Bio and images
"I think if you become bored as a glass blower you're not
doing something right," says Lisa Cerny, one of the Spring
2001 Resident Fellows at the Creative Glass Center of
America. Cerny, a Canadian, began her professional art
studies at the Alberta College of Art and Design as a graphic
design major. Happily, she discovered glass in her foundation
year. "Graphic design was all about deadlines and product and
stress," she recalls. "Glass was very laid back-- plus it was
glass!"
Cerny, however, did not abandon graphics' two-dimensional
orientation but simply applied it directly to her new
three-dimensional medium, decorating the sides of blown
vessels with complex pictures in light and dark. In addition,
she often even seems to approach blown forms in what might be
called a graphic mode. The walls of her studio at the CGCA
were
covered with charts of vessel silhouettes and her vase-shapes
or stacked three-dimensional lidded vessels are symmetrical
and silhouette-based.
Though she produced a number of classic functional blown
glass pieces almost as a discipline, the focus of Cerny's
work at CGCA expanded on etched drawings of human and animal
subjects. "I like beautiful form," she explains. "I like to
make vessels but the fact that I can apply drawings makes
them my own."
She uses two techniques. Some drawings are etched with a
diamond drill into a dark ground through a layer of white
heat-compatible Paradise paint. The stippled surface is then
overlaid with a glossy gather of clear glass. Using what
might be described as a shallow cameo technique for other
works, Cerny layers white and black or colored glass. With
the drill, she works through the top layer. It isn't a true
cameo work because Cerny does not carve and modulate value in
low relief through a thick layer of glass. Her layered-glass
pieces are sandblasted to a matte finish after she completes
the drawing.
Cerny sometimes reheats and blows out etched painted pieces
inviting distortions. Continuing an engaging earlier series,
at CGCA she produced a group of African animal vessels
emphasizes the black and white patterning of zebras and
elephants. When reheated and blown out the exaggerated
patterns reinforce the shape of the vessel and the roundness
of the animals. Cerny devises compatible forms for feet and
lids: for elephants, a series of 'fat' rolling curves; for
zebras, a sleek neck and foot banded in white and black. She
similarly distorts human faces by reheating, but the effect
is less decorative than the animal works. The expressive
heads are not represented in illusionistic space but are more
flatly organized in the manner of Ben Shahn, an artist she
admires.When she arrived at the CGCA, she talked about
experimenting more with distortion, but she also said, "The
next step is to make conscious decisions about what I want to
say." By the end of the residency, it seemed she was moving
away from distortions, toward pieces which embrace accuracy
and control purposefully--sometimes playfully.

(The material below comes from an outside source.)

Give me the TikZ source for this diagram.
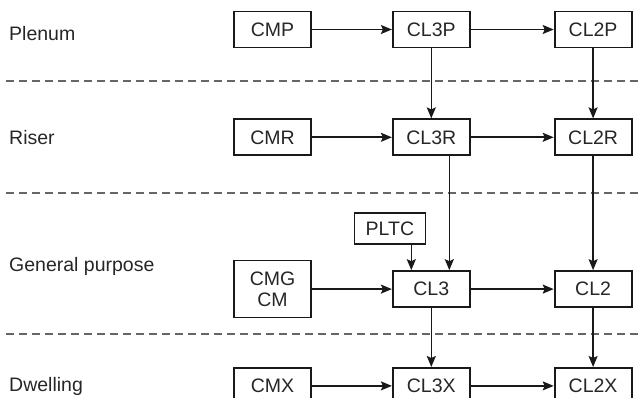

For example, an urn dedicated to the founders of Wheaton
Village, the glass factory where the CGCA is located, is
adorned with tongue-in cheek Victorian fussiness. Four
intricate portrait medallions float on a wide white band
edged with elaborate borders. The exaggerated conventions,
rigid organization and tour de force display of skill are a
commentary on the aesthetics of traditional glass from one
who really understands them.
A second approach in Cerny's recent work is strikingly
illusionistic. On a cobalt blue vessel, sharply isolated
highlights and muted half-tones effectively suggest the
shadows and harsh artificial lighting of jazz clubs. Cerny
allows the shadows on the inward-focused face of a trombone
player to melt into the soft blue ground (most likely a
meaningful color choice). Her foreshortening of the horn
takes advantage of the convex surface of the vessel and the
scene is not limited by a border Rather, her rendering
dissolves the surface of the blown vessel, inviting us to
look beyond its tangible form into an illusionistic pictorial
space, a satisfying duality of visual experience.
With rare exceptions, like the founder's vessel, her
compositions avoid the singular point of view of Greek vase
painting. Rather, they provide visual links between images
arranged around the body of a vessel whose curves describe
mass and movement. Turning the vessel 360* in your hands may
be the equivalent of turning in place and looking out from
the center. Or it might be interpreted like a film sequence.
Though the imagery in each work is related in subject matter,
Cerny says the series is often "pieced together in a fairly
random way" more for visual flow than as a narrative, for
example. "I'd like to be aesthetically pleasing," she
acknowledges. By allowing viewers to "read [the pictures] in
their own ways," she achieves her goal of doing "work that's
meaningful to me and to a wide spectrum of people."